Zagadkowe naczynie z kieszeniami
Od początku lat pięćdziesiątych XX. wieku powstająca Nowa Huta potrzebowała materiałów budowlanych do wznoszenia hal produkcyjnych oraz bloków mieszkalnych i dlatego w Krakowie Zesławicach postanowiono zbudować cegielnię a część pól przeznaczyć na kopalnię gliny. Archeolodzy pracujący na tej inwestycji odkryli około 240 pradziejowych obiektów, zarówno osadowych, jak i grobowych. Najwięcej z nich należało do ludności tzw. kultury badeńskiej z okresu neolitu, datowanej na koniec czwartego tysiąclecia p.n.e. i początek trzeciego tysiąclecia p.n.e. Na stanowisku nr 21 (Kraków Zesławice), w jednym obiekcie, jamie-piwniczce odkryto fragmenty dziwnego naczynia. Obiekt, oznaczony numerem 52/I/54, był zachowany jedynie w około 1/3 pierwotnej wielkości. Pozostała jego część została zniszczona mechanicznie podczas prac ziemnych związanych z kopalnią gliny. Głębokość jamy wynosiła 200 cm, górna średnica ok. 50 cm, a średnica dna około 200 cm. W profilu miała ona kształt trapezowaty. W dolnej części obiektu odkryto fragmenty ceramiki, z których udało się odtworzyć naczynie z „kieszeniami”. Ma ono kształt gruszkowatej amfory o cylindrycznym wylewie i małej średnicy dna. Na szyi i wylewie znajduje się taśmowate ucho z trzema guzkami na krawędzi. Całkowita wysokość amfory wynosi 61,5 cm, średnica wylewu 26 cm, średnica dna 17 cm. W górnej części brzuśca widoczny jest plastyczny ornament w postaci listwy z odciskami paznokci, tworzący prawdopodobnie ośmioramienną gwiazdę (patrząc na naczynie z góry). Listwie plastycznej towarzyszą pionowe żłobki. Naczynie zostało wylepione z gliny z domieszką szamotu (potłuczonych naczyń).
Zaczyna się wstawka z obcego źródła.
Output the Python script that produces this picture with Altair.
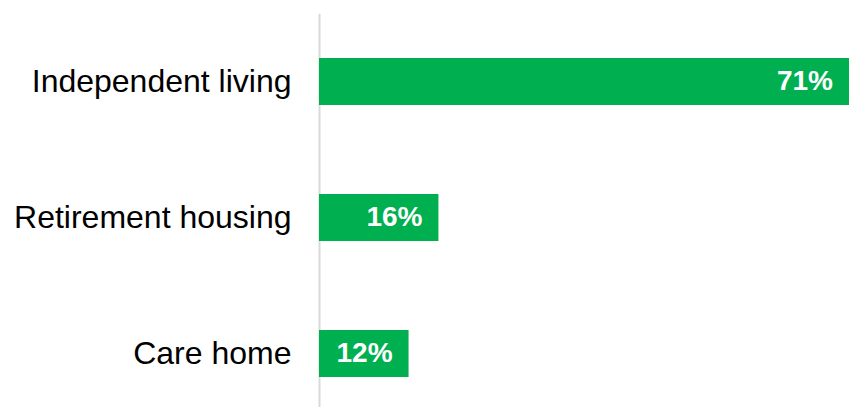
import altair as alt
import pandas as pd

categories = ["Independent living", "Retirement housing", "Care home"]
values = [71, 16, 12]
labels = ["71%", "16%", "12%"]

df = pd.DataFrame({"category": categories, "value": values, "label": labels})

y_enc = alt.Y(
    "category:N",
    sort=categories,
    title=None,
    scale=alt.Scale(range=[0, 408], paddingInner=0.654, paddingOuter=0.327),
    axis=alt.Axis(
        domain=True,
        domainColor="#d9d9d9",
        domainWidth=2,
        ticks=False,
        grid=False,
        labelFont="Liberation Sans",
        labelFontSize=32,
        labelColor="#000000",
        labelPadding=28,
        labelLimit=400,
    ),
)

x_enc = alt.X(
    "value:Q",
    scale=alt.Scale(domain=[0, 71], nice=False, zero=True),
    axis=None,
)

bars = alt.Chart(df).mark_bar(color="#00B050").encode(x=x_enc, y=y_enc)

text = alt.Chart(df).mark_text(
    align="right",
    baseline="middle",
    dx=-16,
    font="Liberation Sans",
    fontSize=28,
    fontWeight="bold",
    color="white",
).encode(x=x_enc, y=y_enc, text="label:N")

chart = (
    alt.layer(bars, text)
    .properties(
        width=530,
        height=393,
        background="white",
        autosize=alt.AutoSizeParams(type="none"),
        padding={"left": 311, "top": 5.5, "right": 0, "bottom": 0},
    )
    .configure_view(strokeWidth=0, stroke="transparent")
)

chart.save("out.html", embed_options={"renderer": "svg", "actions": False})
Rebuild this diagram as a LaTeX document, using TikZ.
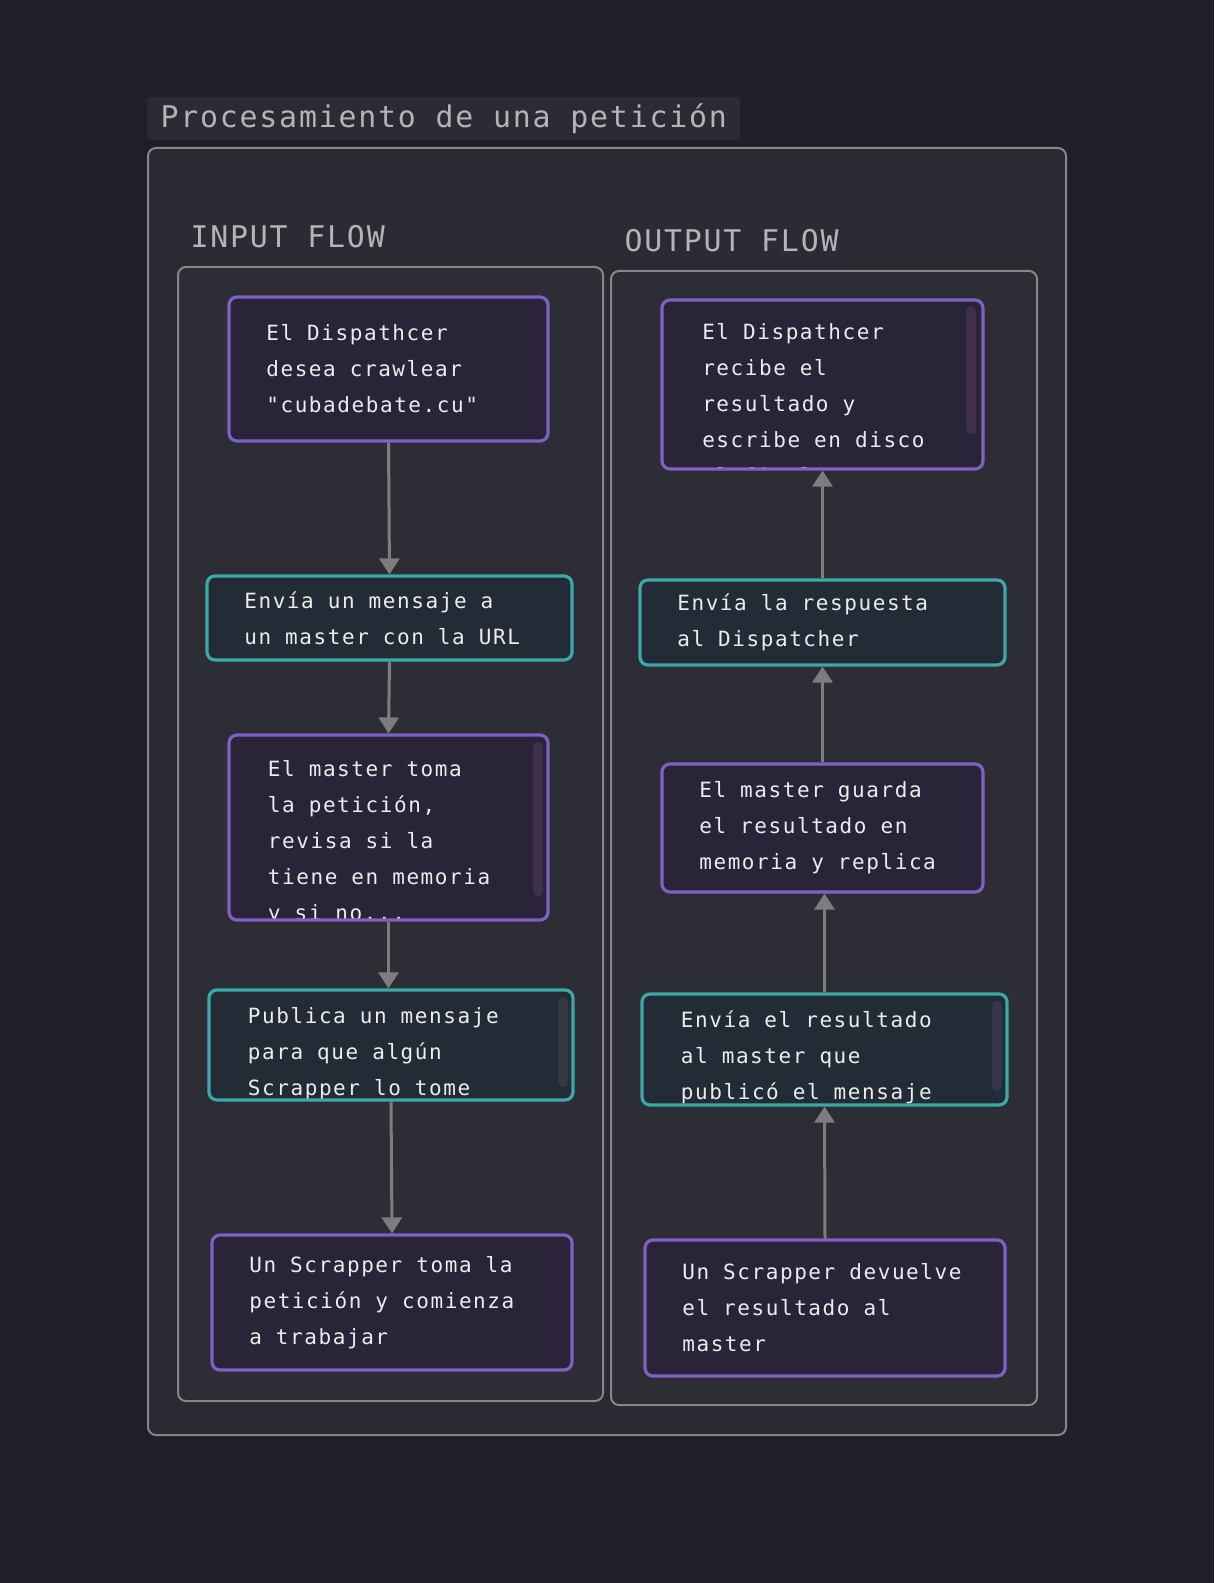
\documentclass[tikz,border=0pt]{standalone}
\usepackage{fontspec}
\usetikzlibrary{arrows.meta}
\newfontfamily\boxfont{DejaVu Sans Mono}[LetterSpace=7.5]
\newfontfamily\labelfont{DejaVu Sans Mono}[LetterSpace=6]
\definecolor{canvasBg}{RGB}{31,31,41}
\definecolor{outerFill}{RGB}{41,41,50}
\definecolor{laneFill}{RGB}{45,45,54}
\definecolor{labelFill}{RGB}{43,43,53}
\definecolor{frameGray}{RGB}{135,135,135}
\definecolor{labelGray}{RGB}{180,180,180}
\definecolor{boxPurple}{RGB}{128,96,196}
\definecolor{purpleFill}{RGB}{42,36,56}
\definecolor{purpleThumb}{RGB}{62,48,73}
\definecolor{boxTeal}{RGB}{59,169,168}
\definecolor{tealFill}{RGB}{35,44,54}
\definecolor{tealThumb}{RGB}{51,56,69}
\definecolor{arrowGray}{RGB}{125,125,125}
\definecolor{boxText}{RGB}{236,236,236}

\begin{document}
\begin{tikzpicture}[
    x=0.75pt,
    y=-0.75pt,
    outer frame/.style={
        draw=frameGray,
        fill=outerFill,
        line width=1.5pt,
        rounded corners=6pt
    },
    lane frame/.style={
        draw=frameGray,
        fill=laneFill,
        line width=1.5pt,
        rounded corners=6pt
    },
    frame label/.style={
        fill=labelFill,
        rounded corners=3pt,
        anchor=west,
        minimum height=32.25pt,
        inner xsep=10pt,
        text=labelGray,
        font=\labelfont\fontsize{22.4}{26}\selectfont
    },
    purple box/.style={
        draw=boxPurple,
        fill=purpleFill,
        line width=2.4pt,
        rounded corners=6pt,
        text=boxText,
        font=\boxfont\fontsize{15.75}{27}\selectfont,
        align=flush left,
        inner xsep=28pt,
        inner ysep=0pt,
        execute at begin node={\spaceskip=10.5pt\xspaceskip=10.5pt\relax}
    },
    teal box/.style={
        purple box,
        draw=boxTeal,
        fill=tealFill
    },
    box text/.style={
        draw=none,
        fill=none,
        rounded corners=0pt,
        minimum width=0pt,
        minimum height=0pt,
        inner sep=0pt,
        text width=220pt,
        align=flush left,
        text=boxText,
        font=\boxfont\fontsize{15.75}{27}\selectfont,
        anchor=base west
    },
    flow arrow/.style={
        arrowGray,
        line width=2.25pt,
        -{Triangle[length=12pt,width=15pt]}
    }
]

\fill[canvasBg] (0,0) rectangle (1214,1583);
\useasboundingbox (0,0) rectangle (1214,1583);

%------------------------------------------------
% Frames and their labels
%------------------------------------------------
\draw[outer frame] (148,148) rectangle (1066,1435);
\node[frame label] (title) at (147,118.5) {Procesamiento de una petición};

\draw[lane frame] (178,267) rectangle (603,1401);
\node[frame label] (inputlabel) at (177,236.5) {INPUT FLOW};

\draw[lane frame] (611,271) rectangle (1037,1405);
\node[frame label] (outputlabel) at (611,241) {OUTPUT FLOW};

%------------------------------------------------
% Input flow
%------------------------------------------------
\node[purple box, minimum width=239.25pt, minimum height=108pt,
    text width=183.25pt] (dispatchin) at (388.5,369)
    {El Dispathcer\\desea crawlear\\"cubadebate.cu"};

\node[teal box, minimum width=273.75pt, minimum height=63pt,
    text width=217.75pt] (msgmaster) at (389.5,618)
    {Envía un mensaje a\\un master con la URL};

\node[purple box, minimum width=239.25pt, minimum height=138.75pt,
    path picture={
        \node[box text] (mastertaketext)
            at ([xshift=28pt,yshift=-30.8pt]path picture bounding box.north west)
            {El master toma\\la petición,\\revisa si la\\tiene en memoria\\y si no...};
        \fill[purpleThumb, rounded corners=3.5pt]
            ([xshift=-11.25pt,yshift=-5.25pt]path picture bounding box.north east)
            rectangle ([xshift=-3.75pt,yshift=18pt]path picture bounding box.south east);
    }] (mastertake) at (388.5,827.5) {};

\node[teal box, minimum width=273pt, minimum height=82.5pt,
    path picture={
        \node[box text] (publishtext)
            at ([xshift=28pt,yshift=-25.2pt]path picture bounding box.north west)
            {Publica un mensaje\\para que algún\\Scrapper lo tome};
        \fill[tealThumb, rounded corners=3.5pt]
            ([xshift=-11.25pt,yshift=-5.25pt]path picture bounding box.north east)
            rectangle ([xshift=-3.75pt,yshift=9.75pt]path picture bounding box.south east);
    }] (publish) at (391,1045) {};

\node[purple box, minimum width=270pt, minimum height=101.25pt,
    text width=214pt] (scrappertake) at (392,1302.5)
    {Un Scrapper toma la\\petición y comienza\\a trabajar};

\draw[flow arrow] (dispatchin.south) -- (msgmaster.north);
\draw[flow arrow] (msgmaster.south) -- (mastertake.north);
\draw[flow arrow] (mastertake.south) -- (mastertake.south |- publish.north);
\draw[flow arrow] (publish.south) -- (scrappertake.north);

%------------------------------------------------
% Output flow (bottom to top)
%------------------------------------------------
\node[purple box, minimum width=240.75pt, minimum height=126.75pt,
    path picture={
        \node[box text] (dispatchouttext)
            at ([xshift=29pt,yshift=-29.8pt]path picture bounding box.north west)
            {El Dispathcer\\recibe el\\resultado y\\escribe en disco\\al final};
        \fill[purpleThumb, rounded corners=3.5pt]
            ([xshift=-12.75pt,yshift=-4.5pt]path picture bounding box.north east)
            rectangle ([xshift=-5.25pt,yshift=26.25pt]path picture bounding box.south east);
    }] (dispatchout) at (822.5,384.5) {};

\node[teal box, minimum width=273.75pt, minimum height=63.75pt,
    text width=217.75pt] (sendreply) at (822.5,622.5)
    {Envía la respuesta\\al Dispatcher};

\node[purple box, minimum width=240.75pt, minimum height=96pt,
    text width=184.75pt] (masterstore) at (822.5,828)
    {El master guarda\\el resultado en\\memoria y replica};

\node[teal box, minimum width=273.75pt, minimum height=83.25pt,
    path picture={
        \node[box text] (sendresulttext)
            at ([xshift=28pt,yshift=-25.2pt]path picture bounding box.north west)
            {Envía el resultado\\al master que\\publicó el mensaje};
        \fill[tealThumb, rounded corners=3.5pt]
            ([xshift=-11.25pt,yshift=-5.25pt]path picture bounding box.north east)
            rectangle ([xshift=-3.75pt,yshift=10.5pt]path picture bounding box.south east);
    }] (sendresult) at (824.5,1049.5) {};

\node[purple box, minimum width=270pt, minimum height=102pt,
    text width=214pt] (scrapperret) at (825,1308)
    {Un Scrapper devuelve\\el resultado al\\master};

\draw[flow arrow] (scrapperret.north) -- (sendresult.south);
\draw[flow arrow] (sendresult.north) -- (sendresult.north |- masterstore.south);
\draw[flow arrow] (masterstore.north) -- (sendreply.south);
\draw[flow arrow] (sendreply.north) -- (dispatchout.south);

\end{tikzpicture}
\end{document}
Barwa powierzchni wewnętrznej i zewnętrznej nie jest jednolita, od jasnobeżowej do ciemnoszarej. Nie był to jednak zabieg celowy, ponieważ ówczesny sposób wypału naczyń (wypał w otwartym palenisku) powodował ich wielobarwność. Do dzisiaj zauważalny jest natomiast elegancki sposób wykańczania powierzchni zewnętrznej amfory. Badeńska garncarka lub garncarz wygładzili naczynie tak, że jego powierzchnie błyszczały. Można to było uzyskać np. przez pocieranie kawałkiem skóry. Efekt był zapewne wspaniały. Duże naczynie lśniło odcieniami beżu, brązu i szarości.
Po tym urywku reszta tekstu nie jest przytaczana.